Ла Врийер пользовался благорасположением, ибо в тех редких случаях, когда должность ему позволяла, охотно оказывал услуги; впрочем, в его ведении были только провинции. Они вместе с женой, а также каждый из них по отдельности были в добрых отношениях с Монсеньером, в тесной дружбе с Дюмоном, а кроме того, им удалось завязать дружеские и доверительные отношения с м-ль Шуэн, в чем им весьма подсобил обер-шталмейстер, а еще более Биньон. Поэтому его потеря была огромна. Между прочим, держался он исключительно благодаря канцлеру, в доме у которого жил как сын, и эта столь естественная связь[247] оказалась неодолимой преградой, помешавшей мне сблизить его с герцогом де Бовилье: все мои усилия остались тщетны. Г-жа де Майи, его теща, не настолько крепко держала в руках бразды, чтобы его поддержать. Дома у Ла Врийера было одно несчастье, на счет коего он единственный при дворе пребывал в мудром неведении; это несчастье усугубляло его падение. Г-жа де Ла Врийер, к которой дофина питала вражду, много лет в открытую безрассудно торжествовала над нею. Доходило до открытых вспышек, и дофина ненавидела ее, как никого в жизни. Все это вместе сулило Ла Врийеру печальное будущее.
Вуазен, не имевший покровителей, кроме г-жи де Ментенон, человек безыскусный, бесхитростный, лишенный обходительности, погруженный в свои бумаги, упоенный королевскими милостями, в речах нелюбезный, чтоб не сказать — грубый, в письмах дерзкий, мог рассчитывать лишь на интриги жены; у обоих не было никаких связей при новом дворе: они были там никому не известны и ни с кем не успели подружиться; Вуазен едва ли и способен был обзавестись друзьями, тем более их удержать, поскольку занимал столь завидное для всех место, а найти для него преемника было легче легкого.
У мягкого, сдержанного Торси были такие преимущества, как долгий опыт в делах и знание государственных и почтовых тайн, множество друзей и тогда еще никаких врагов. Он доводился двоюродным братом герцогиням де Шеврез и де Бовилье и зятем Помпонну, к которому гг. де Шеврез и де Бовилье питали полное доверие и уважение, граничившее с преклонением; к тому же у Торси не было связей ни с Монсеньером, ни с поверженным заговором. Казалось, такое положение сулит ему удачу при новом дворе, но это лишь на первый взгляд; по сути дела, Торси оставался с герцогами и герцогинями де Шеврез и де Бовилье в самых поверхностных отношениях, каких требовала внешняя благопристойность: ни родство, ни продолжительная и неизбежная совместная работа не могли растопить лед.
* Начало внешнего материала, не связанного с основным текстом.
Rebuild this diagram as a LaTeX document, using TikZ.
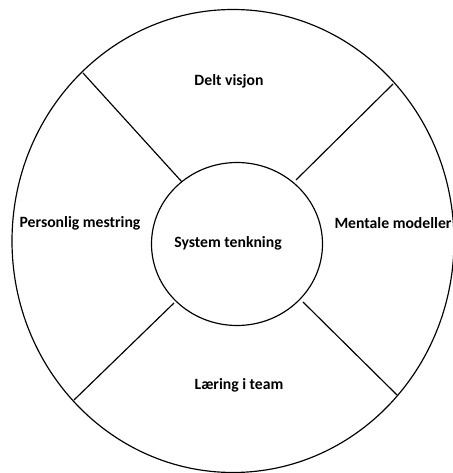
\documentclass[tikz,border=0pt]{standalone}
\usepackage{fontspec}
\setmainfont{Carlito}
\usetikzlibrary{shapes.geometric}

\begin{document}
\begin{tikzpicture}[x=0.03cm, y=0.03cm,
    ring/.style={draw=black, line width=1pt},
    divider/.style={draw=black, line width=1pt},
    fieldlabel/.style={font=\bfseries\fontsize{13.4}{15}\selectfont, inner sep=0pt}]
    \useasboundingbox (0,0) rectangle (453,473);
    % Outer and inner ring
    \draw[ring] (233,232) ellipse [x radius=221, y radius=231.5];
    \draw[ring] (237,229) ellipse [x radius=85.5, y radius=81.5];

    % End points of the four dividers
    \coordinate (ulOut) at (83,400);   \coordinate (ulIn) at (182,291);
    \coordinate (urOut) at (393,389);  \coordinate (urIn) at (296,293);
    \coordinate (llOut) at (74,73);    \coordinate (llIn) at (174,170);
    \coordinate (lrOut) at (397,78);   \coordinate (lrIn) at (303,171);
    \draw[divider] (ulOut) -- (ulIn);
    \draw[divider] (urOut) -- (urIn);
    \draw[divider] (llOut) -- (llIn);
    \draw[divider] (lrOut) -- (lrIn);

    % Labels
    \node[fieldlabel] (vision) at (229,392) {Delt visjon};
    \node[fieldlabel] (mastery) at (80,250) {Personlig mestring};
    \node[fieldlabel] (models) at (393,250) {Mentale modeller};
    \node[fieldlabel] (system) at (228,230) {System tenkning};
    \node[fieldlabel] (team) at (239,88) {Læring i team};
\end{tikzpicture}
\end{document}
Они виделись, только если того требовали дела или соображения приличия, и даже эти холодные и чинные отношения не заходили далеко. Торси и его жена[248] жили в самом безупречном согласии. Г-жа де Торси, женщина капризная и надменная, не снисходила до того, чтобы скрывать свои чувства. Имя ее возбуждало против них еще большие подозрения, а поскольку муж был у нее в подчинении, то все возлагали на него вину за нее, и, с точки зрения герцогов, в министерстве он представлял собой опасность. В совете он вовсе не касался римских дел, но, насколько это было в его силах и возможностях, потихоньку поддерживал те мнения, к коим потом присоединялся канцлер; это приводило к стычкам его с герцогом де Бовилье — тому приходилось выслушивать немало доводов, кои один излагал во всех подробностях, а другой поддерживал своей властью и влиянием. Г-жу де Торси любили еще меньше, чем ее мужа; у нее были скорее далекие, чем близкие отношения с ее высочеством дофиной, ради которой она совершенно ничем не поступалась — меньше, чем ради кого бы то ни было. Друзья у нее были, так же как у Торси, но никто из них не мог помочь им в будущем, кроме ее золовки,[249] которая была близка к герцогине Бурбонской; поэтому у них были причины сожалеть о Монсеньере.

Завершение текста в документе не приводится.